**** Data extract
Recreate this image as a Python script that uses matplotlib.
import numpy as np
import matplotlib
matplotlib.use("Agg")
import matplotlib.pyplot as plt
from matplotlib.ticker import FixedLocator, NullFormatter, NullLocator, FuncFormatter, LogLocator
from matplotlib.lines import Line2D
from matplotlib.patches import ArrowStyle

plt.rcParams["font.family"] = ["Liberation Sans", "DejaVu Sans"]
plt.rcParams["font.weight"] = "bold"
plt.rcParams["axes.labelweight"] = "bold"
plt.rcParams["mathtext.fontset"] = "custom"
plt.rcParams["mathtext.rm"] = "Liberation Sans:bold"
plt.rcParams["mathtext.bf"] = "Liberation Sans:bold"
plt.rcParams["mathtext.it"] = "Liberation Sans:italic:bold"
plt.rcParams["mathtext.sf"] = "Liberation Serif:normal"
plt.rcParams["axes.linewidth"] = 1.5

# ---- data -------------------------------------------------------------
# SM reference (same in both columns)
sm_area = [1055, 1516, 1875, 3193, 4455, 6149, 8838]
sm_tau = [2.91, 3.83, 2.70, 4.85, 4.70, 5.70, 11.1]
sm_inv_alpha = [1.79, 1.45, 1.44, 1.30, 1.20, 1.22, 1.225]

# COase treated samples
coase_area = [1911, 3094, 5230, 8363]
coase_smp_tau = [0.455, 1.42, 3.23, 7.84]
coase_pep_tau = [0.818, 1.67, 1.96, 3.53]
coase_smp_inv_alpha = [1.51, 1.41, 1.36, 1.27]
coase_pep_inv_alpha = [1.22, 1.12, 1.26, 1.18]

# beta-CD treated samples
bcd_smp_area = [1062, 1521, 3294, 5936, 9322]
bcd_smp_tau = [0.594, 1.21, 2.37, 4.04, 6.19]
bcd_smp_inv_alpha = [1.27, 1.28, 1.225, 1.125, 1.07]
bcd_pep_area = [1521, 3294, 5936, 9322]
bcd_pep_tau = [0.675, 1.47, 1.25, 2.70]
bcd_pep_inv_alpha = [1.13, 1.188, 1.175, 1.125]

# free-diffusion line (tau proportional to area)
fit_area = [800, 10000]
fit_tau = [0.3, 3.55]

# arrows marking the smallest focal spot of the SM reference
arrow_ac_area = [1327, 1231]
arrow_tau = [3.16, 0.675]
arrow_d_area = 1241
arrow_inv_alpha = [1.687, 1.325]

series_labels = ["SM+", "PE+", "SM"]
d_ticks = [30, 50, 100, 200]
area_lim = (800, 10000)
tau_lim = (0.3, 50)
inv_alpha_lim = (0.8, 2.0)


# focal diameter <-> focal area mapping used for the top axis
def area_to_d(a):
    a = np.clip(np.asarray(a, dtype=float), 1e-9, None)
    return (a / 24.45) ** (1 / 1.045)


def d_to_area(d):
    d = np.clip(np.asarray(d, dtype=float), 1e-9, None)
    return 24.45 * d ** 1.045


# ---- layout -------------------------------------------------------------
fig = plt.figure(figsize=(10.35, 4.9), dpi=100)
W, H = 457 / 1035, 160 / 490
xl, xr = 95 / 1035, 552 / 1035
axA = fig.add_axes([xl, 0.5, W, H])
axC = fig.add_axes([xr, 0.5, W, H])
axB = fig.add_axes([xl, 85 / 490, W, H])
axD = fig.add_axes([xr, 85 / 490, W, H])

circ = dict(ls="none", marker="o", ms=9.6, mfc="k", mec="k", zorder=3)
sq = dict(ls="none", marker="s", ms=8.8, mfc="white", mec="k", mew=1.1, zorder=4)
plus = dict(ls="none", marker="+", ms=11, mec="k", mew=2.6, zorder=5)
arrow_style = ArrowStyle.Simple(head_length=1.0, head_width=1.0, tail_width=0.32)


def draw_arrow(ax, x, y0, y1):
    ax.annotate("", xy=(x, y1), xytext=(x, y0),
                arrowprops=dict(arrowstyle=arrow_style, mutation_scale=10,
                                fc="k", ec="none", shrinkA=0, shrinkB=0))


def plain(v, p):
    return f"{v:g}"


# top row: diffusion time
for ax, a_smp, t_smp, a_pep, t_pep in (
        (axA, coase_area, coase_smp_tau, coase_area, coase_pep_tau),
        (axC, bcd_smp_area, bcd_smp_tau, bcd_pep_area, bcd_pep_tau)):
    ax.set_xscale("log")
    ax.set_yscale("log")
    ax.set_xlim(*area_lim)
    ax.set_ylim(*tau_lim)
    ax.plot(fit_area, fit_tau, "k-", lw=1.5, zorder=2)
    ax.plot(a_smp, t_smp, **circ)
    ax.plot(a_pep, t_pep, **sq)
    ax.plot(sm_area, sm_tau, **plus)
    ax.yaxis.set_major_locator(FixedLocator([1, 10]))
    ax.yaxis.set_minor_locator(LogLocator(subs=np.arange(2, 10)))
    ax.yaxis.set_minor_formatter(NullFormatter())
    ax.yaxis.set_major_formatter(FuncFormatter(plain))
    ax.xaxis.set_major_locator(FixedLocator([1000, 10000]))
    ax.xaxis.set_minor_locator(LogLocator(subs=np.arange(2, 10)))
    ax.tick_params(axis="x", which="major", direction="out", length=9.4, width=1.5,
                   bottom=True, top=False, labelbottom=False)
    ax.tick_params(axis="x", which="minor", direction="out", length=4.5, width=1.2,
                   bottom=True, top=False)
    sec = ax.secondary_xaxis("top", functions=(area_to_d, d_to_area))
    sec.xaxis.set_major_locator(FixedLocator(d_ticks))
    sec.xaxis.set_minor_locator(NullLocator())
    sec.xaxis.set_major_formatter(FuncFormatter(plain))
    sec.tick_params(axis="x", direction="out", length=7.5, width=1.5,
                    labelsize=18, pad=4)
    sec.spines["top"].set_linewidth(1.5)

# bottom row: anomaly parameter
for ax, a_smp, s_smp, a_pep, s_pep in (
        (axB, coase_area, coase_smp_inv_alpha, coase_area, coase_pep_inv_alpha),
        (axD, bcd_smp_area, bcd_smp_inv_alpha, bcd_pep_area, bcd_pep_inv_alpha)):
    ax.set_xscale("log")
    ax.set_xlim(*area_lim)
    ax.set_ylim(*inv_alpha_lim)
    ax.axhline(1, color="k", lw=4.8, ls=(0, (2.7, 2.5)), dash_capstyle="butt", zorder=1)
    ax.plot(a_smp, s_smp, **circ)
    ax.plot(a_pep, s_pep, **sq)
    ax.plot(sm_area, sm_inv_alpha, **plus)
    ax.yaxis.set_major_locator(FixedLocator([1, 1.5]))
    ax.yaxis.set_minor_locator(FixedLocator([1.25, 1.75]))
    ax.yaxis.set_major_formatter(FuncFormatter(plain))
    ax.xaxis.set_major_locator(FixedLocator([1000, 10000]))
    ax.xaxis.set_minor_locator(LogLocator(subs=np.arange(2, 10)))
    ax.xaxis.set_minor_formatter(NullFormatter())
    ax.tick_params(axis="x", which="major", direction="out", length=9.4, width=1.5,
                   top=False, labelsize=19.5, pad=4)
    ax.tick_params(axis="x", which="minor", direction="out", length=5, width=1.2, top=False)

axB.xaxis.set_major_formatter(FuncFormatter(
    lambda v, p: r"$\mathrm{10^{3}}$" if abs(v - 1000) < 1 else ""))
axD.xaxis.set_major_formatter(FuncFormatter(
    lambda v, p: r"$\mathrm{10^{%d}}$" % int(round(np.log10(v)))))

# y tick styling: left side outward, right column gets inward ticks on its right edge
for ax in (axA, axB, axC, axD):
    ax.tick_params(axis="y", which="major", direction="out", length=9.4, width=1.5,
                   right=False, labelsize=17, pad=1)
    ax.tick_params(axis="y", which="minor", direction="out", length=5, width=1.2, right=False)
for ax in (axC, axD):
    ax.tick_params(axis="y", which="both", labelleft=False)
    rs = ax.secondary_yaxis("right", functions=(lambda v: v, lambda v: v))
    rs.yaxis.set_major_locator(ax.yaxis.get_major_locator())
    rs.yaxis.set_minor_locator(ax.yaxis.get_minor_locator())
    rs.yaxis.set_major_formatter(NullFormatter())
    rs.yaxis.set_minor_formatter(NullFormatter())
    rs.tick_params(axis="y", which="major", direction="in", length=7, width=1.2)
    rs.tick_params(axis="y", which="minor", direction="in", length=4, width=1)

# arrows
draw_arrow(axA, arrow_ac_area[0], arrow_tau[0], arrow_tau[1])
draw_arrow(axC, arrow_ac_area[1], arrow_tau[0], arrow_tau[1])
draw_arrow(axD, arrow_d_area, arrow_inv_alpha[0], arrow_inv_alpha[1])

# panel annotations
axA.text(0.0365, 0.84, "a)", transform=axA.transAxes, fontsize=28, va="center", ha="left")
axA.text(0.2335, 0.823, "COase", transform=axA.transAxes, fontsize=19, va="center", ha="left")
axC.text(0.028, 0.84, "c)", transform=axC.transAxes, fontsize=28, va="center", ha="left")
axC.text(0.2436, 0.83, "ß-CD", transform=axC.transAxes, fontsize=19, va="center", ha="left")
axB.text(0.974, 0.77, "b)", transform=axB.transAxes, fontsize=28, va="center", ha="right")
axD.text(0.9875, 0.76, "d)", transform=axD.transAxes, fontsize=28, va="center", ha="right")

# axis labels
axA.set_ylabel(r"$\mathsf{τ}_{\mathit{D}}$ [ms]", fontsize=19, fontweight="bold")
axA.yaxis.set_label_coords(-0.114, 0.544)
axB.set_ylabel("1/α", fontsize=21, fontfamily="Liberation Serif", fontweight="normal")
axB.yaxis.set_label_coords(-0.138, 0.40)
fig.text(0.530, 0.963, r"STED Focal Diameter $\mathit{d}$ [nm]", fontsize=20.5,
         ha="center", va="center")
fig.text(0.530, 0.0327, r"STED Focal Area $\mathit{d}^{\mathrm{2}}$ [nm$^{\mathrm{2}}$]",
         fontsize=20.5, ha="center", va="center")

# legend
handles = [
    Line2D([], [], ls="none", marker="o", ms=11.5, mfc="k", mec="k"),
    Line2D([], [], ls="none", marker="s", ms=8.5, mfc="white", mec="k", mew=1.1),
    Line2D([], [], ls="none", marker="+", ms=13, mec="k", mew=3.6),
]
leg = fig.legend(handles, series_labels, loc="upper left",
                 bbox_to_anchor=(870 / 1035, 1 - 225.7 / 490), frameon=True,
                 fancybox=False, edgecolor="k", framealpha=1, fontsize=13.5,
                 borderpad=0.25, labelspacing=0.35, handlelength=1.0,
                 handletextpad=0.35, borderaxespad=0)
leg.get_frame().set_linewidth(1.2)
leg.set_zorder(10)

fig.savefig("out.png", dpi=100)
********
Directions for this task
Exactly repeat the lines above, from the opening line through the one with "fit_tau = [0.3, 3.55]", and include nothing else.

Solution
Recreate this image as a Python script that uses matplotlib.
import numpy as np
import matplotlib
matplotlib.use("Agg")
import matplotlib.pyplot as plt
from matplotlib.ticker import FixedLocator, NullFormatter, NullLocator, FuncFormatter, LogLocator
from matplotlib.lines import Line2D
from matplotlib.patches import ArrowStyle

plt.rcParams["font.family"] = ["Liberation Sans", "DejaVu Sans"]
plt.rcParams["font.weight"] = "bold"
plt.rcParams["axes.labelweight"] = "bold"
plt.rcParams["mathtext.fontset"] = "custom"
plt.rcParams["mathtext.rm"] = "Liberation Sans:bold"
plt.rcParams["mathtext.bf"] = "Liberation Sans:bold"
plt.rcParams["mathtext.it"] = "Liberation Sans:italic:bold"
plt.rcParams["mathtext.sf"] = "Liberation Serif:normal"
plt.rcParams["axes.linewidth"] = 1.5

# ---- data -------------------------------------------------------------
# SM reference (same in both columns)
sm_area = [1055, 1516, 1875, 3193, 4455, 6149, 8838]
sm_tau = [2.91, 3.83, 2.70, 4.85, 4.70, 5.70, 11.1]
sm_inv_alpha = [1.79, 1.45, 1.44, 1.30, 1.20, 1.22, 1.225]

# COase treated samples
coase_area = [1911, 3094, 5230, 8363]
coase_smp_tau = [0.455, 1.42, 3.23, 7.84]
coase_pep_tau = [0.818, 1.67, 1.96, 3.53]
coase_smp_inv_alpha = [1.51, 1.41, 1.36, 1.27]
coase_pep_inv_alpha = [1.22, 1.12, 1.26, 1.18]

# beta-CD treated samples
bcd_smp_area = [1062, 1521, 3294, 5936, 9322]
bcd_smp_tau = [0.594, 1.21, 2.37, 4.04, 6.19]
bcd_smp_inv_alpha = [1.27, 1.28, 1.225, 1.125, 1.07]
bcd_pep_area = [1521, 3294, 5936, 9322]
bcd_pep_tau = [0.675, 1.47, 1.25, 2.70]
bcd_pep_inv_alpha = [1.13, 1.188, 1.175, 1.125]

# free-diffusion line (tau proportional to area)
fit_area = [800, 10000]
fit_tau = [0.3, 3.55]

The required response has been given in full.